**Instructions to follow:**
From the records below, extract only the lines running from the line with "Clone this chart" to the line with "const tempStepHours = 1;", both lines included, reproducing them exactly.

**Provided records:**
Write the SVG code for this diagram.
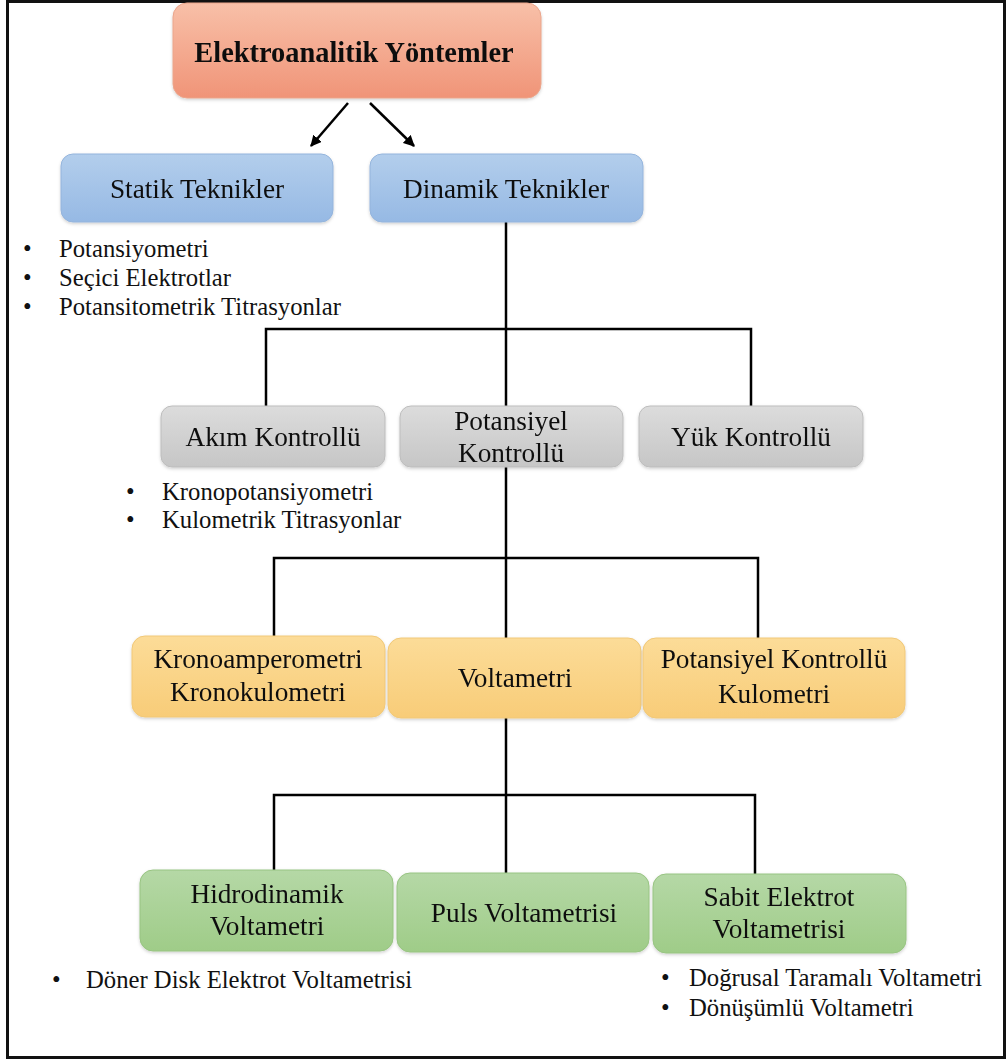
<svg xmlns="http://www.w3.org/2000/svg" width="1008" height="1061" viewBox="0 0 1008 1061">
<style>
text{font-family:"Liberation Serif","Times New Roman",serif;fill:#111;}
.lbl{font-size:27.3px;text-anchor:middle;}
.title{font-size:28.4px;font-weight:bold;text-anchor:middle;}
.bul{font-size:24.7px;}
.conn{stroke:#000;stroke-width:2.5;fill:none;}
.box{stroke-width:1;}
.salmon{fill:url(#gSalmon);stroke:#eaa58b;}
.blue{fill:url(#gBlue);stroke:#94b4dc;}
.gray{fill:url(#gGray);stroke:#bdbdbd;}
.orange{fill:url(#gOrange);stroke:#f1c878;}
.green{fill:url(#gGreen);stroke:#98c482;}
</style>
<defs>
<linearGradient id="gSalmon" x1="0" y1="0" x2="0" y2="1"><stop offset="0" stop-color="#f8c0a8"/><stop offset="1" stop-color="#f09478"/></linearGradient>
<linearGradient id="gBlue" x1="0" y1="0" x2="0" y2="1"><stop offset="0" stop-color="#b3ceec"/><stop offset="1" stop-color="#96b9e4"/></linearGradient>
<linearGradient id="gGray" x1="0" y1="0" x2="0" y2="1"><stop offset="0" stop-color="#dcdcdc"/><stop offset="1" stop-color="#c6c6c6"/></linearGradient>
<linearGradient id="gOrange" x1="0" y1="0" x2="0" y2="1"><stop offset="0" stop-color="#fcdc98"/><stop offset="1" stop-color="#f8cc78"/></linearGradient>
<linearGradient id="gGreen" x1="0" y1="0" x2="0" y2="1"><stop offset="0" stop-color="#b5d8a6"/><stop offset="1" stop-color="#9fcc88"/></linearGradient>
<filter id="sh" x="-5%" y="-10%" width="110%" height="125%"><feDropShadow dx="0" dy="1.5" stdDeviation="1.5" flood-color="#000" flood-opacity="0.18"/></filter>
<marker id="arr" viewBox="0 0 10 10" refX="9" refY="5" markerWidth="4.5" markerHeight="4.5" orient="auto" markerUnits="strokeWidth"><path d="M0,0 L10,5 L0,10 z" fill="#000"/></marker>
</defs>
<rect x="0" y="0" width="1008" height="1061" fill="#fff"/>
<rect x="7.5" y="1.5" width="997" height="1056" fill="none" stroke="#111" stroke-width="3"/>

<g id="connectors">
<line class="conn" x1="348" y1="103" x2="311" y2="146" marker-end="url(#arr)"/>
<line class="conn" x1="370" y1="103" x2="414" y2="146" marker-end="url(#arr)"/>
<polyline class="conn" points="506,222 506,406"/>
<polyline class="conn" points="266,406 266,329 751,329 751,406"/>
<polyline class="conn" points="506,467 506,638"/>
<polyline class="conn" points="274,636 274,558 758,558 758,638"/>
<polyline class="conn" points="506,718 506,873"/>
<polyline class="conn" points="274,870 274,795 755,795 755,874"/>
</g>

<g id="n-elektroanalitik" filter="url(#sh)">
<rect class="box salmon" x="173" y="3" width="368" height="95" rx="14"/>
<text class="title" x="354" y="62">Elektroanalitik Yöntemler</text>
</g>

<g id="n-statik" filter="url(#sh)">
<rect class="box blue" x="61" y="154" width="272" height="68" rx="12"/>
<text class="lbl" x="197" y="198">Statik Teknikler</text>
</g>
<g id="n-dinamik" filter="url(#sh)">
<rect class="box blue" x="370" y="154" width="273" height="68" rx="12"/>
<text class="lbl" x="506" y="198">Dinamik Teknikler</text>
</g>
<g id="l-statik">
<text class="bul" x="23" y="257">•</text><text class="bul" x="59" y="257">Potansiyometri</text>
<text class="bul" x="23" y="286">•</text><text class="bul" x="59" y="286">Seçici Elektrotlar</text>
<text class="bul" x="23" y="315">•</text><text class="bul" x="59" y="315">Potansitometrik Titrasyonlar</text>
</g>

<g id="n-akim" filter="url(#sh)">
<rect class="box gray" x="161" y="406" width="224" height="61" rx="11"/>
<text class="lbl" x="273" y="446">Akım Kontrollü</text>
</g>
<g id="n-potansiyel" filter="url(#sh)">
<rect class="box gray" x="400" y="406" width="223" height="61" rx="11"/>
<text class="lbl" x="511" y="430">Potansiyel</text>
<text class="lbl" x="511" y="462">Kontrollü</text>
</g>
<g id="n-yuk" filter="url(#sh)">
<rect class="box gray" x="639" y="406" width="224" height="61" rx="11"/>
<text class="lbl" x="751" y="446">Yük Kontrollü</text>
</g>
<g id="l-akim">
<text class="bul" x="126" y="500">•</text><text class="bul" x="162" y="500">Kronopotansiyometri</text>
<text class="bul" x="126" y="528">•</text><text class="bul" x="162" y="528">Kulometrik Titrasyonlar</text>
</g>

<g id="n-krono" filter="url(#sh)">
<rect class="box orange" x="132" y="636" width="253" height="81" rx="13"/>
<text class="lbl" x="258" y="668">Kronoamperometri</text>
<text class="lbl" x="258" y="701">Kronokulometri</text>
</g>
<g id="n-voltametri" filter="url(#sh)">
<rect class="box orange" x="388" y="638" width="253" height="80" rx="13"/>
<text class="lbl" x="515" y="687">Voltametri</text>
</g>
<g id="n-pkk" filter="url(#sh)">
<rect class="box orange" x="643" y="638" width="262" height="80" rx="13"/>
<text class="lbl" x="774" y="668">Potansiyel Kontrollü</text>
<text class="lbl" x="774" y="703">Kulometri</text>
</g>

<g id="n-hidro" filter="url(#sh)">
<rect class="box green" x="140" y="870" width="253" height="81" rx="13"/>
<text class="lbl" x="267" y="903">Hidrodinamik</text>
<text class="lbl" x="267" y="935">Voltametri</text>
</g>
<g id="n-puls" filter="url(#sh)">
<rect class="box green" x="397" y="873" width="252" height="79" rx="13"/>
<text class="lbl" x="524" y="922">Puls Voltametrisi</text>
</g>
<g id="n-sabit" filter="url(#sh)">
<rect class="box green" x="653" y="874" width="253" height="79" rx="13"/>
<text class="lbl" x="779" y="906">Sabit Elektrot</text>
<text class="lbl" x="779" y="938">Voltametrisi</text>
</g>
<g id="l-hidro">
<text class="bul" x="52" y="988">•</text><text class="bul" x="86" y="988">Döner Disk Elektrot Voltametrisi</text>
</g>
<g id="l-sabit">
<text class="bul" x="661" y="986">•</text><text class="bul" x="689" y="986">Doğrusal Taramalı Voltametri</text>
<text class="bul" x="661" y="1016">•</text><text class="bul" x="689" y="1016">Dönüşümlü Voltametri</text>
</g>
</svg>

* * *

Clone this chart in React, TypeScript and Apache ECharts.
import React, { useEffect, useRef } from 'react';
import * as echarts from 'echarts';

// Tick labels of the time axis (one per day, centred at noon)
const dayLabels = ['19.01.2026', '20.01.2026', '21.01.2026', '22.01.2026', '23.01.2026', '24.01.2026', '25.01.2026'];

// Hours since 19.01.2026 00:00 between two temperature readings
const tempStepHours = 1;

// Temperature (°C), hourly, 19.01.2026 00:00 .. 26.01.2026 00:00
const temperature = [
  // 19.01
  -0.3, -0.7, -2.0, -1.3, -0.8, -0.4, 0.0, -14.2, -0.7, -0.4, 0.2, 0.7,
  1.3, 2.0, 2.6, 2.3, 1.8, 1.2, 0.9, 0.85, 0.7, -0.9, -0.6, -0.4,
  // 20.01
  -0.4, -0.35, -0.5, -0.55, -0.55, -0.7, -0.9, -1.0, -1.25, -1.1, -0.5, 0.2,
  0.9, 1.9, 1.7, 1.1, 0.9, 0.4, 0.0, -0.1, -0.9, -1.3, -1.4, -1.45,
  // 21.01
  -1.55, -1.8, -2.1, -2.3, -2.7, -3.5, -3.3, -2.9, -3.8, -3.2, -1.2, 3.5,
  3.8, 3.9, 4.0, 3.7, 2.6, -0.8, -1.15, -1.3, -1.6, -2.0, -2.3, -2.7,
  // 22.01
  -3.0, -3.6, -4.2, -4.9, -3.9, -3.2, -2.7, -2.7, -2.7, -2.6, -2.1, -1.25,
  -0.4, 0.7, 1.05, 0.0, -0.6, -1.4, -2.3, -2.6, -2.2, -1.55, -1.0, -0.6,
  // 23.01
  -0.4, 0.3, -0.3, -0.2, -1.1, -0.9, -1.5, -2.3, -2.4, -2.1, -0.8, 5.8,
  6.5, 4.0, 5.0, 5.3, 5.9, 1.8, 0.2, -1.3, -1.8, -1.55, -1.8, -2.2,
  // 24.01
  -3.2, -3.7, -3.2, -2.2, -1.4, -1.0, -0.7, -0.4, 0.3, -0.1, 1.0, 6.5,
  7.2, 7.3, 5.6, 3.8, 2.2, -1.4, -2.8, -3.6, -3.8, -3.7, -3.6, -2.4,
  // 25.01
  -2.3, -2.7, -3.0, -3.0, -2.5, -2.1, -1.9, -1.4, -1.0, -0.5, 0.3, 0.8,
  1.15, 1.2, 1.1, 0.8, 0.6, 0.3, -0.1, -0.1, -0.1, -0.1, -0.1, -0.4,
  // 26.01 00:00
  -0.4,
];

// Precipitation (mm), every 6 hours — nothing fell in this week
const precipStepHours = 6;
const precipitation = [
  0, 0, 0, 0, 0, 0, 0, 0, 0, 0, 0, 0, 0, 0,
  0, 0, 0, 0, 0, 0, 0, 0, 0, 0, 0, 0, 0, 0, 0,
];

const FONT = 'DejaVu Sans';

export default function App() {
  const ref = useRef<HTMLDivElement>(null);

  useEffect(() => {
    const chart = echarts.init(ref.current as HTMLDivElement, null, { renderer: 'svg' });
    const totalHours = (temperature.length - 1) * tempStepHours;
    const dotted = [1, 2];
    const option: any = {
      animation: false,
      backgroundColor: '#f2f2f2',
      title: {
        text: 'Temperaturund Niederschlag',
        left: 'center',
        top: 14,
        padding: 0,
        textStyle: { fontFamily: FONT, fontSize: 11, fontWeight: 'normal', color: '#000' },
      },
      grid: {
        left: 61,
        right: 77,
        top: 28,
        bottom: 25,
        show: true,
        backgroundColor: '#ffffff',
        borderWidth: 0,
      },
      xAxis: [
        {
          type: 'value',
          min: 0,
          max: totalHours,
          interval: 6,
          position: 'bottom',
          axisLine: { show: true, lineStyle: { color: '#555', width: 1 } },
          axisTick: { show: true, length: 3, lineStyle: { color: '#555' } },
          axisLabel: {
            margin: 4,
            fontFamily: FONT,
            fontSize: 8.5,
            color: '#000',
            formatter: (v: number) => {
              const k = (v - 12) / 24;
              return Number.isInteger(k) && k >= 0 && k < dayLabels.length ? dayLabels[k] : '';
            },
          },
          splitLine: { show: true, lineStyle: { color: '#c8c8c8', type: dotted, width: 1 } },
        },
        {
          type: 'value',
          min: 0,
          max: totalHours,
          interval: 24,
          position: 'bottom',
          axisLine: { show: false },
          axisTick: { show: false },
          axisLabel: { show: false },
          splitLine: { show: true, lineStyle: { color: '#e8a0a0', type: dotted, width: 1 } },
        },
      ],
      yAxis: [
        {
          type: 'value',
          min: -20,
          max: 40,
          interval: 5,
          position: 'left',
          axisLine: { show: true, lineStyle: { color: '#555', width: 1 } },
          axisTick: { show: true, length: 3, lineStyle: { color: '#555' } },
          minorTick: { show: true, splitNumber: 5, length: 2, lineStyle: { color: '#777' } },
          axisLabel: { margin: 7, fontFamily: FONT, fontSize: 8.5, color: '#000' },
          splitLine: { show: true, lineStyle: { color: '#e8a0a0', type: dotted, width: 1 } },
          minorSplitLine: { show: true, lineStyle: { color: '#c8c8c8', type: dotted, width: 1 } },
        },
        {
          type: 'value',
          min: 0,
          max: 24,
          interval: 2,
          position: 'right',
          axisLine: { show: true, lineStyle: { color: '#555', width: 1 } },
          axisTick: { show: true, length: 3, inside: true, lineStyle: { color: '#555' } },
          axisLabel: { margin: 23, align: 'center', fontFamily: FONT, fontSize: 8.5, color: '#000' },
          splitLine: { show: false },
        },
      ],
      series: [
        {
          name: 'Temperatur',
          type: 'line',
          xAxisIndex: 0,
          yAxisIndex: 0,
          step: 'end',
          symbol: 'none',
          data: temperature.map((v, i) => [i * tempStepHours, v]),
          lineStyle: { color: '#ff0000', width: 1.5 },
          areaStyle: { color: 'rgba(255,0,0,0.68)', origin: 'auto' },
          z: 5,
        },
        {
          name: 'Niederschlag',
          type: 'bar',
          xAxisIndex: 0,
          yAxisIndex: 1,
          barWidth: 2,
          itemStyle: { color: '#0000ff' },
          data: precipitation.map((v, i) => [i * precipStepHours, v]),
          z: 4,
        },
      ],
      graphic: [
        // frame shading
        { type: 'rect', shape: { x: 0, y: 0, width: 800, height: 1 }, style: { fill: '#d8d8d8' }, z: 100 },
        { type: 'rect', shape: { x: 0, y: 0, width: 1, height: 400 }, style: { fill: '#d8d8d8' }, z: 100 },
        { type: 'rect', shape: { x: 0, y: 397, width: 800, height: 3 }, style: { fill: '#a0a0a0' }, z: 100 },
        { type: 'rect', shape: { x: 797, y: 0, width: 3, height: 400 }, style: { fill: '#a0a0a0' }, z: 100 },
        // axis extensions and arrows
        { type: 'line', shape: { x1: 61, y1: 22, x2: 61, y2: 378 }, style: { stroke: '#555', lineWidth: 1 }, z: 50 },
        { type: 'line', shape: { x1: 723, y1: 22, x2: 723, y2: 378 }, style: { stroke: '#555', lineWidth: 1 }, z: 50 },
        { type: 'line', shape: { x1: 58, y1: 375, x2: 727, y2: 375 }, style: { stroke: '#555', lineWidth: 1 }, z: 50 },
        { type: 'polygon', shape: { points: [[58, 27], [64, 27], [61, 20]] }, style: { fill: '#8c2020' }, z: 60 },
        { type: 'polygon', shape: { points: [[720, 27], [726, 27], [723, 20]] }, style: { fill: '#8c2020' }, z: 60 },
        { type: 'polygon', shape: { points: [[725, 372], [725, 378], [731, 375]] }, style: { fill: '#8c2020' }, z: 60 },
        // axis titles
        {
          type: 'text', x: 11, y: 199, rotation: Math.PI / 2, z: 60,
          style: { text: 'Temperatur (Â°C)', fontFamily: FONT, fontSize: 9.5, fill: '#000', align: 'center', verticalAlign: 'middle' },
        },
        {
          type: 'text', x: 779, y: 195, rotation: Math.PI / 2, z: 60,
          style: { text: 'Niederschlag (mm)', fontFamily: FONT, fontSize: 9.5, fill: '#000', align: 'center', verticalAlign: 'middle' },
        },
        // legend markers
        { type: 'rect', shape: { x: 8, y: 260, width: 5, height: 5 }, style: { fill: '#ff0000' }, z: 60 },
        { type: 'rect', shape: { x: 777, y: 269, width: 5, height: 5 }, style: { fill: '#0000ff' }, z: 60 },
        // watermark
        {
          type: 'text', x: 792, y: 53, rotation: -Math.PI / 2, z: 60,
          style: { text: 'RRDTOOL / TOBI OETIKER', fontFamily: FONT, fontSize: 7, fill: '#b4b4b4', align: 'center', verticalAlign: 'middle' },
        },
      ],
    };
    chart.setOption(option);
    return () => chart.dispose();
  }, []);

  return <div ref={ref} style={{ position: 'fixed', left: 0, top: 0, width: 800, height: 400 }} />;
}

**Reply:**
Clone this chart in React, TypeScript and Apache ECharts.
import React, { useEffect, useRef } from 'react';
import * as echarts from 'echarts';

// Tick labels of the time axis (one per day, centred at noon)
const dayLabels = ['19.01.2026', '20.01.2026', '21.01.2026', '22.01.2026', '23.01.2026', '24.01.2026', '25.01.2026'];

// Hours since 19.01.2026 00:00 between two temperature readings
const tempStepHours = 1;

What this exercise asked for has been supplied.